Het blijft vreemd: de waardegroei van vrouwensport in de VS is veel groter dan in Europa, terwijl de belangstelling voor vrouwensportcompetities daar niet groter is dan hier. Acht procent van de Amerikanen tussen de 16 en 64 jaar heeft interesse voor de NWSL, de hoogste voetbalcompetitie voor vrouwen. Bij de Engelse WSL gaat het om 13 procent, bij de Duitse Frauen Bundesliga om 12,8 procent en bij de Spaanse Primera División Femenina om 16,8 procent. En tóch wist de NWSL vorig jaar een recorddeal te sluiten met onder meer Amazon, CBS en ESPN: 240 miljoen dollar voor vier jaar, een verveertigvoudiging ten opzichte van de vorige deal.

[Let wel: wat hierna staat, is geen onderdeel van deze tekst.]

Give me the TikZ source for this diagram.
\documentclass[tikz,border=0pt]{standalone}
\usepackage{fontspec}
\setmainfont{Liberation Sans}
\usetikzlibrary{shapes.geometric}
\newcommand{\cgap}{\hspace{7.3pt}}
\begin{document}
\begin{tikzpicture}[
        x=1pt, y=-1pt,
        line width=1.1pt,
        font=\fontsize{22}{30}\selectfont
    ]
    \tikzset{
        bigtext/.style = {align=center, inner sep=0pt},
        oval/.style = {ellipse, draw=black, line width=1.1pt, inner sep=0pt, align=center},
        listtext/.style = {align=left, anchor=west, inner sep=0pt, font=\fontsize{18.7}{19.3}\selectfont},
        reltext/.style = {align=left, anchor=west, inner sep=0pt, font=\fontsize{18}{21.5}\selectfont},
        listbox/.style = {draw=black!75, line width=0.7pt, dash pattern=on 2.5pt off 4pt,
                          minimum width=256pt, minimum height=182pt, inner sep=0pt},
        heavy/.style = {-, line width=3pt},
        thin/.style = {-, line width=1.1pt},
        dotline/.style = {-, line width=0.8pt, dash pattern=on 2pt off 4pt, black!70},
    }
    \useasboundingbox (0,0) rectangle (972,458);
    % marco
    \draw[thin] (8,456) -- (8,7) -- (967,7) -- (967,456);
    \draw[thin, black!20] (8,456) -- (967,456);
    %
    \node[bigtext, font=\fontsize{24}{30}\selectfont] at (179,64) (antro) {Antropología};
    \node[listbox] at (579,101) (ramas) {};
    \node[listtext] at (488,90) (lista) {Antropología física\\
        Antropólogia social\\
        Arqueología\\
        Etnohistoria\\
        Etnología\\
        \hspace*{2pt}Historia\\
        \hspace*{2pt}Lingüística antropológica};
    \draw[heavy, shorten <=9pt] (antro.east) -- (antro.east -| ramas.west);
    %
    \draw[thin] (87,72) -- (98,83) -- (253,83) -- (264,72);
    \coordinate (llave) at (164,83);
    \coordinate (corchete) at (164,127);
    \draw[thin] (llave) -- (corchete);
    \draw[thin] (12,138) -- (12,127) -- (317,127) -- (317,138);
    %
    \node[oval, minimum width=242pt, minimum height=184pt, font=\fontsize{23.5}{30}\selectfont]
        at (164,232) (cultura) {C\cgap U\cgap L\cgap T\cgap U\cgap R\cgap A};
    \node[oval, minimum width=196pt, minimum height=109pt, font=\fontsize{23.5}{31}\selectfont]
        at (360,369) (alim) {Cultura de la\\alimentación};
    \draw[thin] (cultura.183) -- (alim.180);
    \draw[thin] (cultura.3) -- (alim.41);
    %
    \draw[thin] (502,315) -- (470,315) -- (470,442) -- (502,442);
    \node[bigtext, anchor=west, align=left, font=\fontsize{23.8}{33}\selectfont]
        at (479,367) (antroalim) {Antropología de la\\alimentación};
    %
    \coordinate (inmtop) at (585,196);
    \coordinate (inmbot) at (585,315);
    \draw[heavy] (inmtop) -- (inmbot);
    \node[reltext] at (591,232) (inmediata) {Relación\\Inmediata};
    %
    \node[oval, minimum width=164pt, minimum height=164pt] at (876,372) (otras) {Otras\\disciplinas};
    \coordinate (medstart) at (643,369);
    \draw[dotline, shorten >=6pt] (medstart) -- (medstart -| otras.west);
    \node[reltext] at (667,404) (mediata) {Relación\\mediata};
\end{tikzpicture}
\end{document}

Hoe moeilijk het is vrouwensport te verkopen, weet de Amerikaanse Kelly Butler, oprichter van de internationale zender W-sport. Vier jaar geleden kwam ze op het idee zo’n vrouwensportzender op te richten, zei ze, omdat ze het vreemd vond dat aansprekende sportvrouwen lang niet altijd op reguliere kanalen te zien zijn. Ze leende geld van familie en vrienden en lanceerde de zender vanuit een studio in Dublin. Ze begon met uitzenden – voor een schijntje – in Afrika. Daar kwam steeds een nieuw land bij: Portugal, België, Luxemburg, Frankrijk, Indonesië en, sinds vorig najaar, Nederland. Rekening houden met de kijkersinteresse per land (local feed) is moeilijk, zei ze, want kostbaar. Daarom zendt W-sport (een zender die volgens KPN net zo veel kijkers trekt als Nickelodeon, KetNet en WDR) veel voetbal uit, een grensoverschrijdende sport met in elk land waar de zender te zien is wel een paar voor kijkers interessante sterren. Niet ideaal, maar het is een proces van lange adem, zegt Butler.

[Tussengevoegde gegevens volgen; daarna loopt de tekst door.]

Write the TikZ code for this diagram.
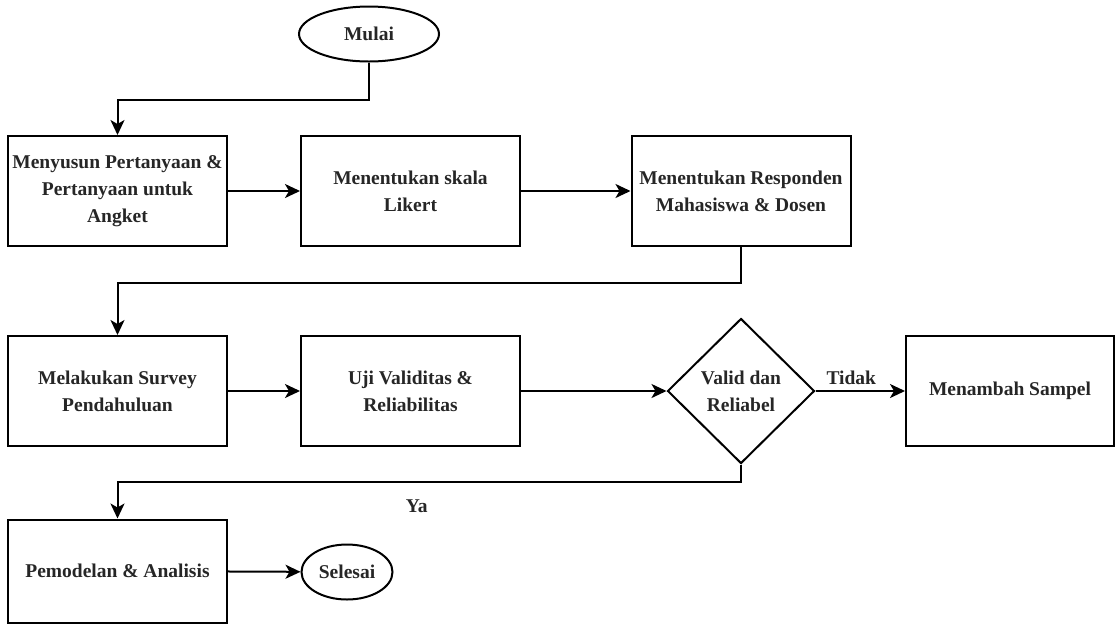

„Vrouwensport is niet gebaat bij een vrouwenzender”, vindt sportmarketeer Chris Woerts. Met een goede mix bij grote aanbieders bereik je meer. „Vrouwensport moet een integraal onderdeel van het sportaanbod zijn. Als je die gaat isoleren maak je er iets kleins van. Daarmee bewijs je de vrouwensport geen dienst. Als je wereldkampioen bent in een sport met een klein bereik is het al lastig. Op een vrouwenzender wordt het nóg lastiger.”
Ook Blijlevens heeft „totaal geen vertrouwen” in W-sport. Nog geen derde van de huishoudens van dertien jaar en ouder heeft een tv-abonnement van KPN, zegt hij, waar W-sport in het basispakket zit. „Als die zender de rechten van de Vrouwen Eredivisie zou hebben was het een ander verhaal, maar die kreeg ESPN, omdat de Nederlandse Betaald Voetbal Organisaties (BVO’s) gezamenlijk besloten ze gratis toe te voegen aan het met die zender overeengekomen mannenvoetbalpakket.”

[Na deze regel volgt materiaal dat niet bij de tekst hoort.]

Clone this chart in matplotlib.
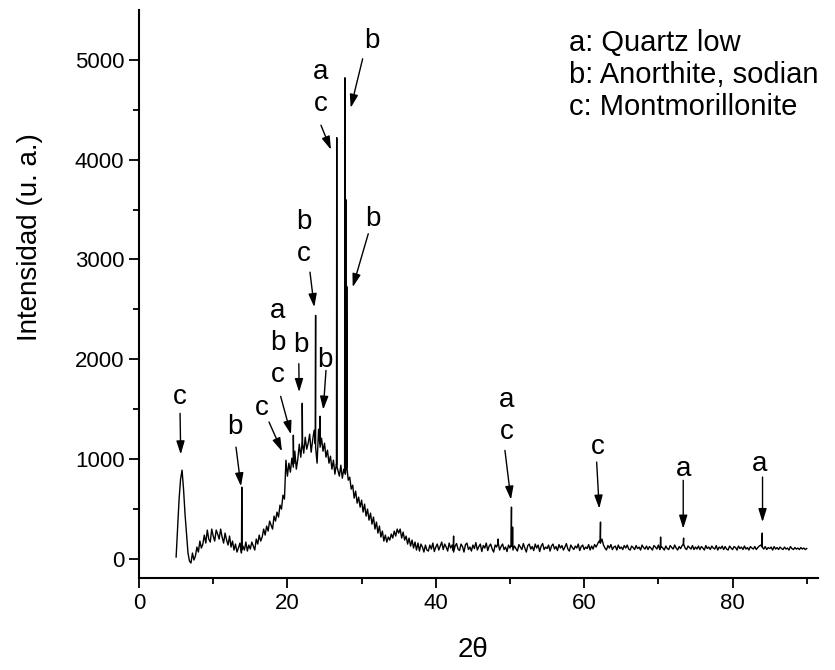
import numpy as np
import matplotlib
matplotlib.use("Agg")
import matplotlib.pyplot as plt

plt.rcParams['font.family'] = ['Liberation Sans', 'DejaVu Sans']

# Diffraction background trace sampled every 0.2 deg (2theta from 5.0 to 90.0)
start_2theta = 5.0
step_2theta = 0.2
background = [
    20, 300, 600, 800, 890, 700, 450, 250, 60, -20,
    -40, 60, -10, 30, 120, 70, 180, 110, 150, 240,
    160, 290, 200, 170, 300, 230, 180, 290, 250, 200,
    300, 220, 160, 260, 190, 140, 230, 120, 180, 90,
    150, 70, 110, 160, 60, 130, 90, 170, 80, 140,
    100, 170, 130, 90, 200, 150, 240, 180, 220, 300,
    240, 330, 280, 380, 340, 300, 430, 380, 470, 420,
    540, 500, 640, 600, 990, 830, 960, 870, 1010, 920,
    1080, 900, 1000, 1150, 1020, 1180, 1060, 1220, 1100, 1160,
    1250, 1070, 1190, 1290, 1120, 960, 1300, 1120, 1210, 1080,
    1160, 1020, 1090, 960, 1030, 900, 990, 850, 950, 890,
    830, 940, 810, 900, 850, 930, 790, 820, 700, 740,
    610, 680, 560, 620, 520, 590, 470, 550, 430, 500,
    390, 460, 350, 420, 300, 370, 260, 330, 220, 280,
    180, 240, 170, 220, 190, 250, 210, 280, 230, 300,
    260, 300, 210, 270, 190, 230, 150, 210, 130, 190,
    110, 170, 90, 160, 80, 150, 120, 70, 140, 90,
    80, 140, 100, 160, 75, 120, 150, 90, 130, 170,
    95, 150, 120, 80, 160, 110, 140, 70, 130, 155,
    100, 85, 150, 125, 70, 145, 160, 95, 120, 80,
    140, 105, 165, 90, 125, 150, 75, 135, 110, 160,
    85, 130, 150, 100, 70, 140, 120, 165, 90, 125,
    150, 95, 120, 75, 140, 110, 160, 90, 130, 105,
    80, 145, 120, 95, 155, 110, 70, 135, 150, 100,
    125, 85, 150, 110, 140, 75, 130, 155, 95, 120,
    105, 140, 80, 130, 150, 100, 125, 85, 145, 110,
    135, 90, 120, 155, 100, 80, 140, 115, 95, 130,
    110, 150, 85, 125, 140, 95, 120, 105, 145, 90,
    130, 100, 145, 120, 150, 180, 160, 200, 140, 110,
    90, 135, 110, 145, 95, 120, 130, 90, 140, 105,
    120, 95, 135, 110, 140, 100, 90, 130, 115, 95,
    135, 105, 120, 90, 140, 115, 100, 130, 95, 125,
    110, 90, 135, 120, 100, 140, 95, 125, 110, 90,
    130, 105, 95, 135, 115, 100, 140, 110, 90, 125,
    105, 135, 150, 110, 95, 130, 115, 100, 135, 95,
    120, 100, 130, 95, 125, 110, 90, 135, 105, 120,
    95, 130, 110, 100, 135, 90, 120, 105, 130, 95,
    125, 100, 90, 130, 110, 95, 125, 115, 90, 130,
    105, 120, 95, 130, 100, 115, 90, 125, 110, 100,
    125, 95, 115, 130, 140, 120, 100, 125, 95, 115,
    105, 120, 90, 125, 100, 115, 95, 120, 105, 95,
    120, 100, 110, 90, 125, 105, 95, 115, 100, 110,
    95, 115, 100, 110, 95, 105,
]

# Sharp reflections (2theta, intensity)
peak_pos = [13.85, 20.8, 22.0, 23.8, 24.4, 26.65, 27.75, 27.87, 28.0,
            42.4, 48.4, 50.2, 50.35, 62.2, 70.3, 73.4, 84.0]
peak_int = [720, 1240, 1560, 2440, 1430, 4220, 4820, 3600, 2730,
            230, 200, 520, 320, 370, 220, 210, 260]

# Phase labels: text, label position, arrow tail and tip (data units)
label_text = ["c", "b", "c", "a\nb\nc", "b", "b", "b\nc", "b", "b", "a\nc", "a\nc", "c", "a", "a"]
label_xy = [(5.43, 1622), (12.94, 1322), (16.57, 1509), (18.69, 2163), (21.79, 2140),
            (25.06, 1996), (22.23, 3220), (31.57, 3408), (31.36, 5193), (24.52, 4718),
            (49.55, 1431), (61.89, 1121), (73.35, 905), (83.68, 955)]
arrow_tail = [(5.53, 1459), (13.07, 1121), (17.52, 1372), (19.09, 1629), (21.54, 1956),
              (25.2, 1889), (23.04, 2873), (30.9, 3258), (30.14, 5010), (24.52, 4345),
              (49.32, 1088), (61.68, 971), (73.35, 788), (84.04, 821)]
arrow_tip = [(5.62, 1048), (13.74, 728), (19.27, 1079), (20.48, 1249), (21.58, 1672),
             (24.83, 1496), (23.62, 2523), (28.8, 2723), (28.53, 4519), (25.87, 4099),
             (50.13, 595), (62.03, 505), (73.35, 304), (84.04, 370)]

legend_lines = ["a: Quartz low", "b: Anorthite, sodian", "c: Montmorillonite"]

# ---- build trace ----
bx = start_2theta + step_2theta * np.arange(len(background))
by = np.array(background, dtype=float)
xs = list(bx)
ys = list(by)
for p, h in zip(peak_pos, peak_int):
    for dx, val in ((-0.04, None), (0.0, h), (0.04, None)):
        xx = p + dx
        xs.append(xx)
        ys.append(np.interp(xx, bx, by) if val is None else val)
order = np.argsort(xs)
xs = np.array(xs)[order]
ys = np.array(ys)[order]

fig = plt.figure(figsize=(8.35, 6.70), dpi=100)
ax = fig.add_axes([0.1665, 0.1373, 0.813, 0.848])
ax.plot(xs, ys, color='black', lw=1.0)

ax.set_xlim(0, 91.5)
ax.set_ylim(-190, 5500)
ax.set_xticks([0, 20, 40, 60, 80])
ax.set_xticks([10, 30, 50, 70, 90], minor=True)
ax.set_yticks([0, 1000, 2000, 3000, 4000, 5000])
ax.set_yticks([500, 1500, 2500, 3500, 4500], minor=True)
for s in ('top', 'right'):
    ax.spines[s].set_visible(False)
for s in ('left', 'bottom'):
    ax.spines[s].set_linewidth(1.5)
ax.tick_params(which='major', direction='out', length=7, width=1.3, labelsize=16)
ax.tick_params(which='minor', direction='out', length=4, width=1.3)
ax.set_xlabel("2θ", fontsize=20)
ax.xaxis.set_label_coords((473 - 139) / 679.0, -(650 - 578) / 568.0)
ax.set_ylabel("Intensidad (u. a.)", fontsize=20)
ax.yaxis.set_label_coords((30 - 139) / 679.0, (578 - 237) / 568.0)
ax.xaxis.label.set_va('center')
ax.yaxis.label.set_va('center')

for t, (lx, ly), (tx, ty), (hx, hy) in zip(label_text, label_xy, arrow_tail, arrow_tip):
    ax.text(lx, ly, t, fontsize=20, ha='center', va='center', linespacing=1.3)
    ax.annotate("", xy=(hx, hy), xytext=(tx, ty),
                arrowprops=dict(arrowstyle='-|>,head_length=0.8,head_width=0.25',
                                lw=1.0, color='black', shrinkA=0, shrinkB=0),
                annotation_clip=False)

for i, line in enumerate(legend_lines):
    fig.text(569 / 835, 1 - (43 + 32 * i) / 670, line, fontsize=21,
             ha='left', va='center')

fig.savefig("out.png", dpi=100)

Eerlijk is eerlijk: de kijkcijfers van het Nationaal Media Onderzoek (NMO) zijn niet geweldig, zeker in vergelijking met die van belangrijke wedstrijden van de Oranje-vrouwen. Twente-Ajax, begin maart, trok gemiddeld 44.000 kijkers. Twente-PSV, een week later, 40.000. De best bekeken Eredivisie-wedstrijd was dit jaar Fortuna-Twente, begin mei: 63.000.
„Eenduidige getallen vertellen vaak niet het hele verhaal”, mailt een ESPN-woordvoerder. Succes kan je volgens hem ook op andere manieren definiëren. ESPN kijkt qua vrouwenvoetbal „verder dan alleen de kijkcijfers”. Het live uitzenden van de Eredivisie-wedstrijden is „een kostbare operatie”, maar het gaat om „een sport in ontwikkeling”. Samen met de KNVB en de clubs moet het vrouwenvoetbal naar „de volgende fase” worden gebracht.
Butler van W-sport klinkt nog het meest optimistisch, ook al verdient ze nog niets met de zender. Met de weinige middelen die ze heeft, probeert ze vrouwensport de huiskamers binnen te loodsen. „Vrouwensport groeit sterk in Europa, met name voetbal”, zegt ze. „Dat komt door de buzz. We moeten gewoon nóg harder ons best doen.”